Bob Dudley BP boss

A majority of BP shareholders have rejected plans to give chief executive Bob Dudley a 20% pay rise that would see him earn around £14 billion.

An astonishing 59.1% of shareholders voting against the remuneration package, making it what is believed to be the second largest revolt against higher pay by a FTSE 100 company.

Several significant shareholders, including Aberdeen Asset Management and Royal London Asset Management, criticised the plans citing cuts to thousands of jobs and dramatically falling profits.

The vote is non-binding, meaning BP can still go ahead with the pay rise.

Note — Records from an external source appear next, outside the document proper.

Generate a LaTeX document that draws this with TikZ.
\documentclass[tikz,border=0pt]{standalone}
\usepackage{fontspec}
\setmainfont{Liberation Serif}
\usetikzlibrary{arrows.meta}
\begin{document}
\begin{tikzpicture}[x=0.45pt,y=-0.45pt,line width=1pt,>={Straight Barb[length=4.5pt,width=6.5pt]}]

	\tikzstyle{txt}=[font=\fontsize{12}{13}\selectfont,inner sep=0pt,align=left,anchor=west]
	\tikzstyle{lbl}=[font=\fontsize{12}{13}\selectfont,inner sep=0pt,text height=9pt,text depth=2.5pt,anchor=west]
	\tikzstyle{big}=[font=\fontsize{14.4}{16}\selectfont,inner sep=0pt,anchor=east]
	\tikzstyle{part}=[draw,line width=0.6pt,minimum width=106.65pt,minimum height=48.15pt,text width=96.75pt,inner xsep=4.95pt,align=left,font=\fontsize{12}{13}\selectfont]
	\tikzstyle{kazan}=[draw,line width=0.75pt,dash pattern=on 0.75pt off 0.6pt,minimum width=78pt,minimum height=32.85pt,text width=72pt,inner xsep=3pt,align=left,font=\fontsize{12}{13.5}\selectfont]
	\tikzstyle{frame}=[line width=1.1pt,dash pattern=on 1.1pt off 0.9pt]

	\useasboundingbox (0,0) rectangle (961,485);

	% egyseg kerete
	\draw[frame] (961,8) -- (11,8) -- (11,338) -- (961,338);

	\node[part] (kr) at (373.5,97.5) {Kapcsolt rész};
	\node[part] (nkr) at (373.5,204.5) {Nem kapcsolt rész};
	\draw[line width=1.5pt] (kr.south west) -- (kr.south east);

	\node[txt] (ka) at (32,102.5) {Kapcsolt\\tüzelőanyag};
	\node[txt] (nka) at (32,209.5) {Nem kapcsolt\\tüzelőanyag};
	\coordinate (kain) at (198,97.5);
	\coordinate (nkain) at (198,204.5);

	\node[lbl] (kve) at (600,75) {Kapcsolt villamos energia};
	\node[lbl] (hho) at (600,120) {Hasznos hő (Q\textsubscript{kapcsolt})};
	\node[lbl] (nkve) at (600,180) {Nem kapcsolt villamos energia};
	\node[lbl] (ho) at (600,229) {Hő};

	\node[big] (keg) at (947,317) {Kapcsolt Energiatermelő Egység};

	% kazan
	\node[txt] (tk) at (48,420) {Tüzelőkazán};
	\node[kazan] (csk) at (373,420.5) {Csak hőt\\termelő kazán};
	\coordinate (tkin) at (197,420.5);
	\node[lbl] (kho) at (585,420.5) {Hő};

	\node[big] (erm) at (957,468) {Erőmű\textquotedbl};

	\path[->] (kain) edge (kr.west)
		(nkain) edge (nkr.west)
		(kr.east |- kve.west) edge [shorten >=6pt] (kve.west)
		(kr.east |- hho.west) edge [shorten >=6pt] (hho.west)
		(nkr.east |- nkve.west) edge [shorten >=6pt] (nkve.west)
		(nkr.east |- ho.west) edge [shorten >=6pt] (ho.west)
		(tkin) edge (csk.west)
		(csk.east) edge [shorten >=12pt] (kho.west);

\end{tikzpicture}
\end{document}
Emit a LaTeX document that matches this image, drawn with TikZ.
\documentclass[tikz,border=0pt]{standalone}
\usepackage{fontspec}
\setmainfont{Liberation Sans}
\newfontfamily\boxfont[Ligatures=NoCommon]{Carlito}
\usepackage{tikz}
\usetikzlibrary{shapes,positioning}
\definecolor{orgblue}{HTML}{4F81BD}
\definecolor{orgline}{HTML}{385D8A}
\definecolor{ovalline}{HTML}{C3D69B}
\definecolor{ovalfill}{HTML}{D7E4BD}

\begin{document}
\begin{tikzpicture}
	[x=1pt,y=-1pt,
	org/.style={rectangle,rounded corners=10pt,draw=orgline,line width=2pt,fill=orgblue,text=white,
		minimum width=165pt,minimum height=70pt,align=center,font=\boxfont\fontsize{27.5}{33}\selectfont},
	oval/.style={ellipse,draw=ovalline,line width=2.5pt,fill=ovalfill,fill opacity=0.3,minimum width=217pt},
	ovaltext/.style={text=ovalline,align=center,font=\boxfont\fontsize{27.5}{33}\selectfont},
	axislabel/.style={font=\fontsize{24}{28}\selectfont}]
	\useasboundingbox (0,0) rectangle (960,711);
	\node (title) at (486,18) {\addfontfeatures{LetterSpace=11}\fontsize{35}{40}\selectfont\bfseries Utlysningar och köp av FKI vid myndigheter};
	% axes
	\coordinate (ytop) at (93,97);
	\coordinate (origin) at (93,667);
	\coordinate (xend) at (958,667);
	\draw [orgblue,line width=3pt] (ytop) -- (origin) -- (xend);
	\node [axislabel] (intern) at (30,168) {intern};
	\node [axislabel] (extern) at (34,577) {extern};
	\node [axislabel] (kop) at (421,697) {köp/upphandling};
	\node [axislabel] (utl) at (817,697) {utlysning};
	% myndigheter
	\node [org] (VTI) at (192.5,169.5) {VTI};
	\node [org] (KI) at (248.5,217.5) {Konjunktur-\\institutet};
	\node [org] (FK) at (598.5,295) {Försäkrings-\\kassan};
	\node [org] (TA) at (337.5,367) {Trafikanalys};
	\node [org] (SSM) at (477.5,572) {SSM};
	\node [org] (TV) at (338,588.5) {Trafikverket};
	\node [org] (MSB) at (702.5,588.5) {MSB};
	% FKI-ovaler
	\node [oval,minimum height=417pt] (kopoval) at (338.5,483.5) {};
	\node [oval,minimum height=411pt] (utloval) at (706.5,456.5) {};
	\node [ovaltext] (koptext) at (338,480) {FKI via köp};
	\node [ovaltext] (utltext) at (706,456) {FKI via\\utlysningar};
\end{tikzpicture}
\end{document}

Before the vote, chairman Carl-Henric Svanberg tried to allay those who planned to vote against the new pay package. He said: "Let me be clear. We hear you... We will sit down with our largest shareholders to make sure we understand their concerns and return to seek your support for a renewed policy."

He added: "We know already from the proxies received and conversations with our institutional investors that there is real concern over the directors' pay in this challenging year for our shareholders.

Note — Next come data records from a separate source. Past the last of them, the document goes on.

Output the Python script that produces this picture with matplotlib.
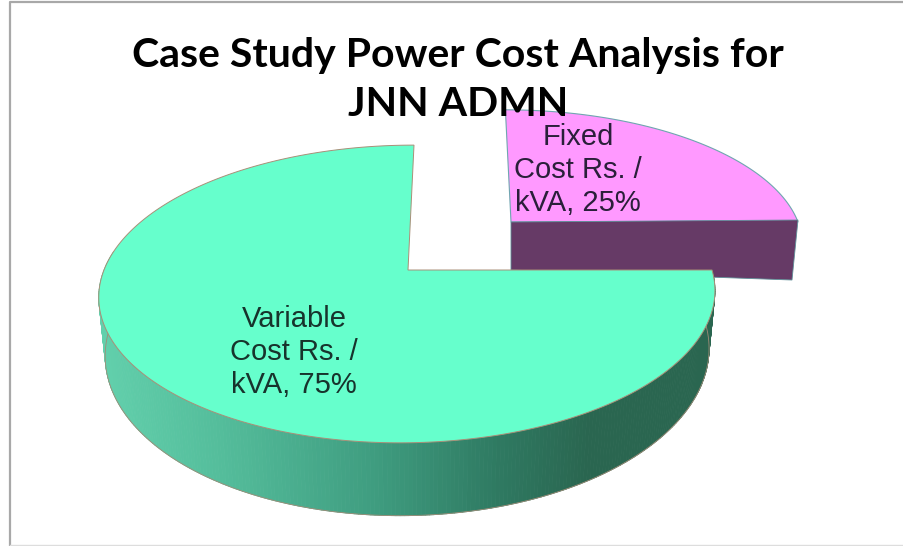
import numpy as np
import matplotlib
matplotlib.use('Agg')
import matplotlib.pyplot as plt
from matplotlib.collections import PolyCollection
from matplotlib.colors import LinearSegmentedColormap

labels = ['Fixed\nCost Rs. /\nkVA', 'Variable\nCost Rs. /\nkVA']
values = [25, 75]
title = 'Case Study Power Cost Analysis for\nJNN ADMN'


def project(ang, r, cx, cy, rx, ry, k, shear):
    # tilted disc seen in perspective, returns pixel coords
    u = r * np.cos(ang)
    v = r * np.sin(ang)
    w = 1 + k * v
    return cx + (rx * u + shear * ry * v) / w, cy - ry * v / w, v, w


# slice angles come from the values, clockwise from 12 o'clock
sweep = np.radians(np.array(values) / sum(values) * 360)
a_fixed = np.linspace(np.pi / 2, np.pi / 2 - sweep[0], 80)
a_var = np.linspace(np.pi / 2 - sweep[0], np.pi / 2 - sweep[0] - sweep[1], 400)

fig = plt.figure(figsize=(9.04, 5.46), dpi=100)
ax = fig.add_axes([0, 0, 1, 1])
ax.set_xlim(0, 904)
ax.set_ylim(546, 0)
ax.axis('off')

# frame of the screenshot
ax.plot([10, 10, 904], [546, 1.5, 1.5], color='#a8a8a8', lw=1.6, zorder=1)
ax.plot([10, 904], [545, 545], color='#dddddd', lw=1, zorder=1)

# fixed slice, pulled out towards the back
fx, fy, _, _ = project(a_fixed, 1.0, 511, 222, 287, 129, 0.15, -0.05)
ax.fill(np.r_[511, fx], np.r_[222, fy], facecolor='#ff99ff', edgecolor='#6fa6b0', lw=0.8, zorder=2)
wall_x = [511, 798, 792, 511]
wall_y = [222, 220, 280, 270]
ax.fill(wall_x, wall_y, facecolor='#663a66', edgecolor='#5f8f98', lw=0.6, zorder=3)

# variable slice, side wall drawn as small quads shaded across the pie
tx, ty, v, w = project(a_var, 1.0, 408, 270, 304, 145, 0.161, 0.048)
bx = 420 + (tx - 420) * 0.98
by = ty + 56 / w ** 1.5
quads = []
shade = []
for i in range(len(a_var) - 1):
    if np.sin(a_var[i]) < 0.12:
        quads.append([(tx[i], ty[i]), (tx[i + 1], ty[i + 1]), (bx[i + 1], by[i + 1]), (bx[i], by[i])])
        shade.append((tx[i] - 97) / (715 - 97))
wall_cmap = LinearSegmentedColormap.from_list('wall', [(0, '#62d0ac'), (0.2, '#54bd9b'), (0.45, '#3f9d80'),
                                                       (0.65, '#2f7a62'), (0.8, '#2a6650'), (1, '#2a6650')])
ax.add_collection(PolyCollection(quads, array=np.array(shade), cmap=wall_cmap, clim=(0, 1),
                                 edgecolors='face', linewidths=0.6, zorder=4))
keep = np.sin(a_var) < 0.12
ax.plot(bx[keep], by[keep], color='#a08c78', lw=0.6, zorder=4)
ax.fill(np.r_[408, tx], np.r_[270, ty], facecolor='#66ffcc', edgecolor='#a98f78', lw=0.7, zorder=5)

# data labels
ax.text(578, 170, f'{labels[0]}, {values[0]}%', ha='center', va='center', ma='center', fontsize=21,
        family='Liberation Sans', color='#2a1f3a', linespacing=1.24, zorder=7)
ax.text(294, 352, f'{labels[1]}, {values[1]}%', ha='center', va='center', ma='center', fontsize=21,
        family='Liberation Sans', color='#17332c', linespacing=1.24, zorder=7)

ax.text(458, 80, title, ha='center', va='center', ma='center', fontsize=29.5, fontweight='bold',
        family='Lato', color='black', linespacing=1.38, zorder=8)

fig.savefig('out.png', dpi=100, facecolor='white')
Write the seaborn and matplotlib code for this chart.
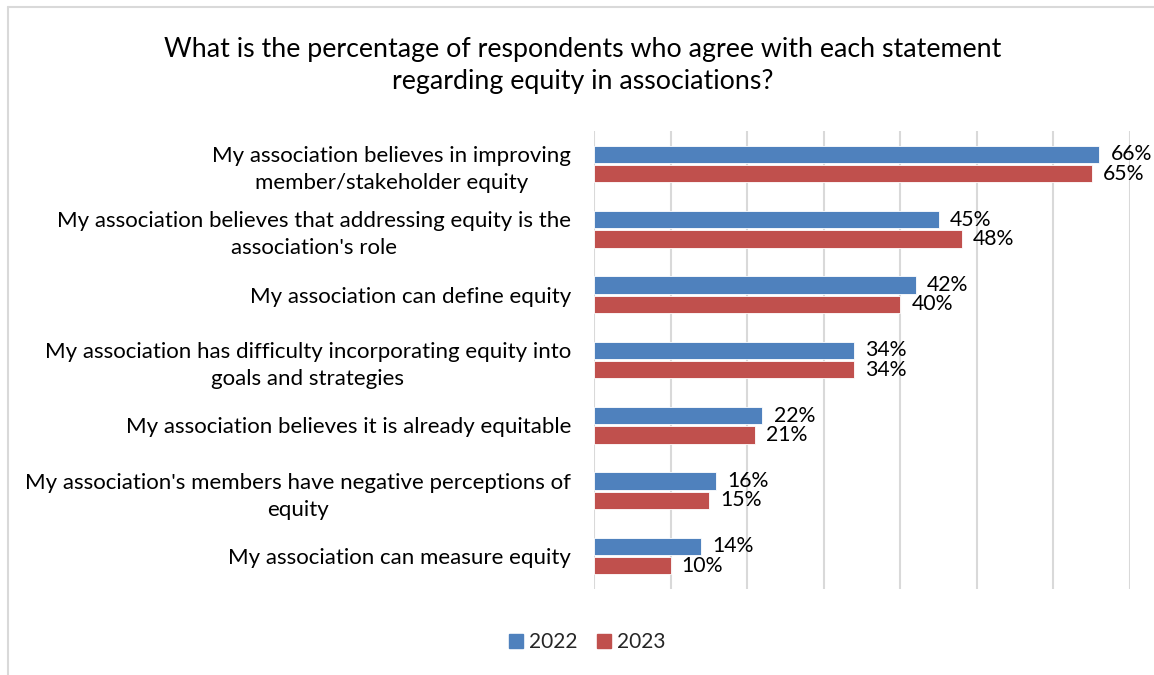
import matplotlib
matplotlib.use("Agg")
import matplotlib.pyplot as plt
from matplotlib.lines import Line2D
import seaborn as sns
import pandas as pd

# Survey statements and share of respondents agreeing (%)
statements = [
    "My association believes in improving\nmember/stakeholder equity",
    "My association believes that addressing equity is the\nassociation's role",
    "My association can define equity",
    "My association has difficulty incorporating equity into\ngoals and strategies",
    "My association believes it is already equitable",
    "My association's members have negative perceptions of\nequity",
    "My association can measure equity",
]
values_2022 = [66, 45, 42, 34, 22, 16, 14]
values_2023 = [65, 48, 40, 34, 21, 15, 10]
years = ["2022", "2023"]
colors = ["#4F81BD", "#C0504D"]

df = pd.DataFrame({
    "statement": statements * 2,
    "year": [years[0]] * len(statements) + [years[1]] * len(statements),
    "pct": values_2022 + values_2023,
})

sns.set_theme(style="white")
plt.rcParams["font.family"] = ["Lato", "DejaVu Sans"]

fig = plt.figure(figsize=(11.54, 6.75), dpi=100)
ax = fig.add_axes([0.5147, 0.1279, 0.4645, 0.6776])

sns.barplot(
    data=df, y="statement", x="pct", hue="year", order=statements,
    hue_order=years, palette=colors, saturation=1, orient="h", width=0.59,
    gap=0.09, edgecolor="white", linewidth=0.6, legend=False, ax=ax, zorder=3,
)

ax.set_xlim(0, 70)
ax.set_ylim(6.5, -0.5)
ax.set_xticks(range(0, 71, 10))
ax.set_xticklabels([])
ax.tick_params(axis="x", length=0)
ax.tick_params(axis="y", length=0, pad=16.5)
ax.xaxis.grid(True, color="#D9D9D9", linewidth=1.5, zorder=0)
ax.yaxis.grid(False)
ax.set_axisbelow(True)
for s in ax.spines.values():
    s.set_visible(False)
ax.set_xlabel("")
ax.set_ylabel("")

for lbl in ax.get_yticklabels():
    lbl.set_fontsize(16)
    lbl.set_color("black")
    lbl.set_multialignment("center")
    lbl.set_linespacing(1.45)

# Value labels at the bar ends
for container in ax.containers:
    ax.bar_label(container, labels=[f"{v:.0f}%" for v in container.datavalues],
                 padding=8, fontsize=15.3, color="black")

fig.text(0.505, 0.903, "What is the percentage of respondents who agree with each statement\nregarding equity in associations?",
         ha="center", va="center", fontsize=19.3, color="black", linespacing=1.35)

handles = [Line2D([0], [0], marker="s", linestyle="", markersize=9.5,
                  markerfacecolor=c, markeredgecolor=c) for c in colors]
fig.legend(handles, years, loc="center", bbox_to_anchor=(0.508, 0.049),
           ncol=2, frameon=False, fontsize=15, handletextpad=0.2,
           columnspacing=0.8, handlelength=0.9)

# Light chart-area border
fig.add_artist(Line2D([0.0065, 0.0065], [0, 0.99], transform=fig.transFigure,
                      color="#D9D9D9", linewidth=1.5))
fig.add_artist(Line2D([0.0065, 1.0], [0.99, 0.99], transform=fig.transFigure,
                      color="#D9D9D9", linewidth=1.5))

fig.savefig("out.png", dpi=100)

"On remuneration, the shareholders' reactions are very strong. They are seeking change in the way we should approach this in the future."

Image: BP Group Image: BP Group

Tim Bush, head of governance at one of the shareholders planning to vote against the move, Pirc, told the BBC that the "pay model is broken".

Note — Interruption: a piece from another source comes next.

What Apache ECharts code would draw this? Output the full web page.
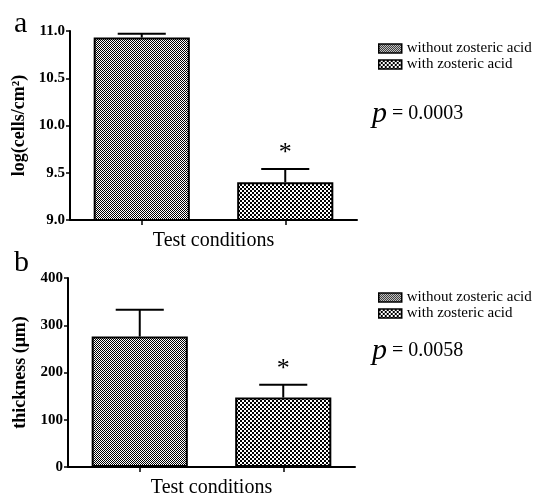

"There is a major problem in the way chief executives are recruited and paid," he said.

BP's senior management pay is calculated by a formula agreed by 96% of shareholders in 2014. One shareholder said they blame the board, rather than Mr Dudley himself.

The Institute of Directors, which itself admitted doesn't often intervene in such matters, warned BP that governance guidelines suggest that pay should be linked to performance.

Simon Walker, director general of the Institute of Directors, said: "How the board of BP reacts to this rebellion will determine the future of corporate governance in the UK. The shareholders have spoken, and BP cannot shrug of this significant expression of disapproval with the CEO’s pay package. British boards are now in the last chance saloon, if the will of shareholders in cases like this is ignored, it will only be a matter of time before the Government introduces tougher regulations on executive pay."

He also said: “BP is not a badly run company, and its current woes are common to other firms in the sector. Nevertheless, the UK Corporate Governance Code is clear that pay should be tightly linked to performance and that targets should be stretching and rigorously applied. Should the pay package be approved, it could send the wrong message to investors and other boards."